The Zinken Cabinet factory had the biggest Party membership.
There were soon 20 Communists among the Dalston busmen.
Bergers, when I left the factory, had 20 active comrades.

By the time the war broke out we had our finger in everything.
We were a party of working men and we were a dangerous party,
aggressive, militant trade unionists, tried, tough, ruthless."

When Darke left the CP in 1951 it had 880 members in Hackney,
and at some stage controlled 28 of the 35 union branches in
Hackney. The growth in  the CP's size and influence reflected
the consistent work carried out by its members in the life and
struggles of the working class of  Hackney. Regular sales of the
Daily worker outside workplaces played a crucial role in building
the CP. The same story could be told of many working class
areas in Britain during the 1930s and 1940s.

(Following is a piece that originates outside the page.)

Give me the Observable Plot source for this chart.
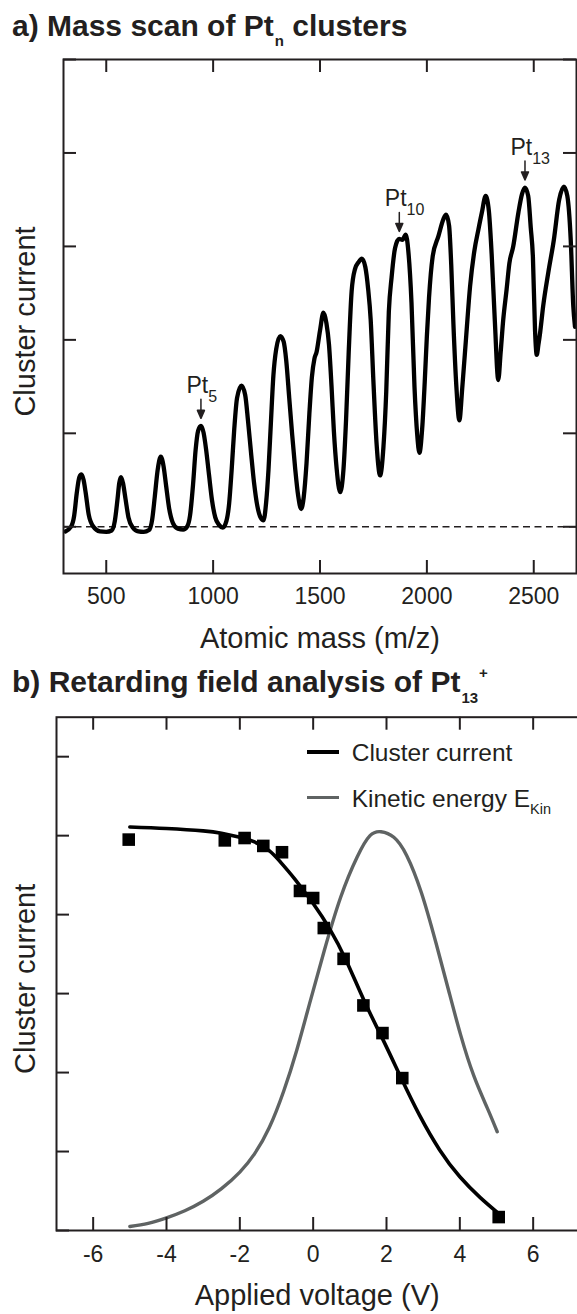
<!DOCTYPE html>
<html>
<head>
<meta charset="utf-8">
<script src="https://cdn.jsdelivr.net/npm/d3@7"></script>
<script src="https://cdn.jsdelivr.net/npm/@observablehq/plot@0.6"></script>
<style>
html, body { margin: 0; padding: 0; background: #fff; }
#page { position: relative; width: 577px; height: 1314px; overflow: hidden; background: #fff;
  font-family: "Liberation Sans", Arial, Helvetica, sans-serif; color: #231f20; }
.title { position: absolute; left: 12px; font-weight: bold; font-size: 30px; line-height: 1; white-space: nowrap; z-index: 2; }
.sub { position: relative; }
.leg { position: absolute; font-size: 24.5px; line-height: 1; white-space: nowrap; z-index: 2; }
.legline { position: absolute; z-index: 2; }
#pa { position: absolute; left: 0; top: 0; width: 577px; height: 665px; overflow: visible; }
#pb { position: absolute; left: 0; top: 700px; width: 606px; height: 614px; overflow: visible; }
#pa svg, #pb svg { max-width: none !important; display: block; }
</style>
</head>
<body>
<div id="page">
  <div id="pa"></div>
  <div id="pb"></div>
  <div class="title" style="top:10.6px">a) Mass scan of Pt<span class="sub" style="font-size:15px; top:10px; margin-left:1px">n</span> clusters</div>
  <div class="title" style="top:666.6px">b) Retarding field analysis of Pt<span class="sub" style="font-size:15px; top:11px; margin-left:1px">13</span><span class="sub" style="font-size:15px; top:-14px; margin-left:1px">+</span></div>
  <div class="legline" style="left:306.7px; top:749.7px; width:32.6px; height:4px; background:#000"></div>
  <div class="leg" style="left:351.7px; top:741px">Cluster current</div>
  <div class="legline" style="left:306.7px; top:795.6px; width:32.6px; height:3.4px; background:#5f6363"></div>
  <div class="leg" style="left:351.7px; top:786.6px">Kinetic energy E<span class="sub" style="font-size:14.5px; top:7px">Kin</span></div>
</div>
<script>
// ---------- Panel a: mass scan ----------
const massTicks = [500, 1000, 1500, 2000, 2500];
const currentTicksA = [0, 1, 2, 3, 4, 5];
const mass = [
  309, 335, 350, 362, 374, 384, 394, 404, 418, 440, 470, 500, 525,
  540, 552, 561, 569, 578, 590, 604, 625, 650, 675, 700,
  715, 727, 740, 755, 768, 780, 794, 812, 835, 860,
  878, 892, 906, 918, 930, 943, 955, 967, 981, 995, 1010, 1028, 1045,
  1062, 1075, 1087, 1099, 1112, 1133, 1150, 1163, 1177, 1192, 1207, 1222, 1236,
  1248, 1259, 1270, 1282, 1295, 1314, 1330, 1342, 1356, 1370, 1384, 1398, 1412,
  1424, 1437, 1450, 1462, 1474, 1484, 1500, 1516, 1530, 1542, 1554, 1565, 1578, 1594,
  1610, 1622, 1634, 1648, 1664, 1680, 1696, 1712, 1725, 1737, 1750, 1765, 1781,
  1797, 1810, 1822, 1835, 1851, 1870, 1885, 1901, 1914, 1928, 1942, 1955, 1965,
  1978, 1990, 2000, 2010, 2027, 2054, 2077, 2090, 2104, 2114, 2124, 2138, 2152,
  2166, 2184, 2202, 2222, 2241, 2257, 2275, 2290, 2303, 2318, 2334,
  2345, 2357, 2373, 2386, 2404, 2428, 2445, 2459, 2474, 2486, 2496, 2506, 2514,
  2522, 2530, 2544, 2568, 2594, 2619, 2641, 2657, 2673, 2685, 2693
];
const signal = [
  -0.05, 0.0, 0.12, 0.36, 0.53, 0.56, 0.50, 0.36, 0.13, 0.0, -0.05, -0.055, -0.04,
  0.06, 0.28, 0.47, 0.53, 0.47, 0.30, 0.10, -0.01, -0.05, -0.055, -0.035,
  0.08, 0.32, 0.60, 0.75, 0.65, 0.44, 0.20, 0.04, -0.02, -0.03,
  0.0, 0.12, 0.45, 0.82, 1.03, 1.08, 1.01, 0.83, 0.55, 0.28, 0.10, 0.02, -0.01,
  0.06, 0.25, 0.62, 1.05, 1.38, 1.51, 1.41, 1.14, 0.80, 0.46, 0.22, 0.10, 0.07,
  0.26, 0.61, 1.10, 1.62, 1.90, 2.04, 1.98, 1.78, 1.38, 0.98, 0.62, 0.33, 0.19,
  0.32, 0.68, 1.20, 1.60, 1.80, 1.87, 2.10, 2.29, 2.18, 1.95, 1.50, 1.02, 0.62, 0.37,
  0.62, 1.15, 1.85, 2.52, 2.76, 2.83, 2.87, 2.78, 2.55, 2.22, 1.55, 0.88, 0.55,
  0.86, 1.45, 2.30, 2.67, 2.98, 3.08, 3.07, 3.125, 2.93, 2.40, 1.50, 0.98, 0.79,
  1.05, 1.55, 2.04, 2.45, 2.89, 3.11, 3.29, 3.34, 3.22, 2.80, 2.18, 1.50, 1.14,
  1.50, 2.04, 2.57, 2.95, 3.18, 3.36, 3.54, 3.38, 2.92, 2.20, 1.57,
  1.86, 2.21, 2.54, 2.82, 3.00, 3.36, 3.56, 3.63, 3.54, 3.20, 2.89, 2.10, 1.84,
  1.95, 2.08, 2.36, 2.72, 3.07, 3.50, 3.64, 3.54, 3.07, 2.36, 2.14
];
const peakNames = ["5", "10", "13"];
const peakMass = [943, 1871, 2459];
const peakValue = [1.08, 3.08, 3.63];

// ---------- Panel b: retarding field ----------
const voltTicks = [-6, -4, -2, 0, 2, 4, 6];
const currentTicksB = [0, 1, 2, 3, 4, 5, 6];
const measV = [-5.03, -2.41, -1.87, -1.36, -0.85, -0.36, 0.0, 0.29, 0.83, 1.37, 1.89, 2.43, 5.06];
const measI = [4.95, 4.94, 4.97, 4.87, 4.79, 4.30, 4.21, 3.83, 3.44, 2.85, 2.50, 1.93, 0.17];
const fitV = [-5.0, -4.0, -3.0, -2.5, -2.0, -1.6, -1.2, -0.9, -0.5, 0.0, 0.45, 0.9, 1.4, 1.9, 2.4, 2.9, 3.45, 4.0, 4.55, 5.02];
const fitI = [5.11, 5.09, 5.06, 5.03, 4.98, 4.92, 4.81, 4.67, 4.45, 4.14, 3.82, 3.42, 2.90, 2.42, 1.93, 1.46, 1.02, 0.68, 0.42, 0.23];
const ekinV = [-5.0, -4.5, -4.0, -3.5, -3.0, -2.5, -2.0, -1.6, -1.2, -0.8, -0.45, -0.1, 0.3, 0.75, 1.2, 1.55, 1.85, 2.2, 2.55, 2.95, 3.35, 3.7, 4.02, 4.38, 4.75, 5.02];
const ekinI = [0.05, 0.09, 0.16, 0.25, 0.37, 0.53, 0.74, 0.97, 1.30, 1.77, 2.28, 2.87, 3.54, 4.22, 4.73, 5.0, 5.05, 4.98, 4.75, 4.28, 3.64, 3.03, 2.48, 1.96, 1.55, 1.25];

const FONT = '"Liberation Sans", Arial, Helvetica, sans-serif';
const INK = "#231f20";
const GRAY = "#5f6363";

const arrowShape = {
  draw(context, l) {
    context.moveTo(0, 0);
    context.lineTo(0, -l + 5);
    context.moveTo(0, -l);
    context.lineTo(-3.5, -l + 8);
    context.lineTo(3.5, -l + 8);
    context.closePath();
  }
};

function place(chart, host) {
  chart.style.position = "absolute";
  chart.style.top = "0px";
  chart.style.left = "0px";
  chart.style.maxWidth = "none";
  chart.style.overflow = "visible";
  document.getElementById(host).appendChild(chart);
}

// Panel a
const W_A = 577, H_A = 665, ML_A = 63, MR_A = 1, MT_A = 59, MB_A = 92;
const plotHA = H_A - MT_A - MB_A;
const plotWA = W_A - ML_A - MR_A;
const spec = mass.map((m, i) => ({m, v: signal[i]}));
const peaks = peakNames.map((n, i) => ({n, m: peakMass[i], v: peakValue[i]}));

const chartA = Plot.plot({
  width: W_A, height: H_A,
  marginLeft: ML_A, marginRight: MR_A, marginTop: MT_A, marginBottom: MB_A,
  style: {fontFamily: FONT, fontSize: "23px", color: INK, background: "transparent"},
  x: {domain: [300, 2700]},
  y: {domain: [-0.5, 5], axis: null},
  marks: [
    Plot.ruleY([0], {stroke: INK, strokeWidth: 1.5, strokeDasharray: "7,4.5"}),
    Plot.line(spec, {x: "m", y: "v", curve: "monotone-x", stroke: "#000", strokeWidth: 4.3, strokeLinejoin: "round", strokeLinecap: "round"}),
    Plot.frame({stroke: INK, strokeWidth: 2}),
    Plot.tickX(massTicks, {x: d => d, insetTop: plotHA - 13, stroke: INK, strokeWidth: 2}),
    Plot.tickX(massTicks, {x: d => d, insetBottom: plotHA - 13, stroke: INK, strokeWidth: 2}),
    Plot.tickY(currentTicksA, {y: d => d, insetRight: plotWA - 13, stroke: INK, strokeWidth: 2}),
    Plot.tickY(currentTicksA, {y: d => d, insetLeft: plotWA - 13, stroke: INK, strokeWidth: 2}),
    Plot.axisX(massTicks, {anchor: "bottom", tickSize: 0, tickPadding: 14, fontSize: 23, tickFormat: d => String(d), label: null}),
    Plot.text(["Atomic mass (m/z)"], {frameAnchor: "bottom", dy: 74, lineAnchor: "bottom", textAnchor: "middle", fontSize: 29, text: d => d}),
    Plot.text(["Cluster current"], {frameAnchor: "left", rotate: -90, dx: -29, dy: 5, lineAnchor: "bottom", textAnchor: "middle", fontSize: 29, text: d => d}),
    Plot.vector(peaks, {x: "m", y: "v", length: 19, rotate: 180, anchor: "end", dy: -7.5, shape: arrowShape, stroke: INK, fill: INK, strokeWidth: 1.5}),
    Plot.text(peaks, {x: "m", y: "v", text: () => "Pt", textAnchor: "start", lineAnchor: "bottom", dx: -14.5, dy: -33, fontSize: 23}),
    Plot.text(peaks, {x: "m", y: "v", text: "n", textAnchor: "start", lineAnchor: "bottom", dx: -14.5 + 21.7, dy: -24, fontSize: 16})
  ]
});
place(chartA, "pa");

// Panel b
const W_B = 606, H_B = 614, ML_B = 56, MR_B = 0, MT_B = 16.7, MB_B = 84;
const plotHB = H_B - MT_B - MB_B;
const plotWB = W_B - ML_B - MR_B;
const meas = measV.map((v, i) => ({v, c: measI[i]}));
const fit = fitV.map((v, i) => ({v, c: fitI[i]}));
const ekin = ekinV.map((v, i) => ({v, c: ekinI[i]}));

const chartB = Plot.plot({
  width: W_B, height: H_B,
  marginLeft: ML_B, marginRight: MR_B, marginTop: MT_B, marginBottom: MB_B,
  style: {fontFamily: FONT, fontSize: "23px", color: INK, background: "transparent"},
  x: {domain: [-7, 8]},
  y: {domain: [0, 6.5], axis: null},
  marks: [
    Plot.line(ekin, {x: "v", y: "c", curve: "natural", stroke: GRAY, strokeWidth: 3.4}),
    Plot.line(fit, {x: "v", y: "c", curve: "natural", stroke: "#000", strokeWidth: 3.6}),
    Plot.dot(meas, {x: "v", y: "c", symbol: "square", r: 7.1, fill: "#000", stroke: "none"}),
    Plot.frame({stroke: INK, strokeWidth: 2}),
    Plot.tickX(voltTicks, {x: d => d, insetTop: plotHB - 13, stroke: INK, strokeWidth: 2}),
    Plot.tickX(voltTicks, {x: d => d, insetBottom: plotHB - 13, stroke: INK, strokeWidth: 2}),
    Plot.tickY(currentTicksB, {y: d => d, insetRight: plotWB - 13, stroke: INK, strokeWidth: 2}),
    Plot.axisX(voltTicks, {anchor: "bottom", tickSize: 0, tickPadding: 15, fontSize: 23, tickFormat: d => String(d), label: null}),
    Plot.text(["Applied voltage (V)"], {frameAnchor: "bottom", dx: -14.3, dy: 74, lineAnchor: "bottom", textAnchor: "middle", fontSize: 29, text: d => d}),
    Plot.text(["Cluster current"], {frameAnchor: "left", rotate: -90, dx: -22, dy: 5, lineAnchor: "bottom", textAnchor: "middle", fontSize: 29, text: d => d})
  ]
});
place(chartB, "pb");
</script>
</body>
</html>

However, there were serious weaknesses with the way the CP
sought to rebuild workers organisation. The CP resolutely pursued
a policy of trying to get left wing union officials into union positions
as the main way forward for workers. Already in the late 1930s
the CP led shop stewards movement was seeking to find an
"accommodation" with the leadership of the Amalgamated
Engineering Union ( AEU ) , an approach which was reinforced
by the election of Jack Tanner, a former supporter of the National
Minority Movement ( a CP inspired and led movement in the unions
in the 1920's ) as AEU President in 1939, and of the Communist
Wal Hannington as National Organiser in 1942. The German
invasion of the USSR in June 1941 brought the CP behind
Britain's war effort. Its stewards opposed strikes and worked
with management in Joint Production Committees. When
workers discontent found expression in a strike wave in 1943 -
1944, they sometimes turned to Trotskyist groups which,
though tiny, supported their struggles.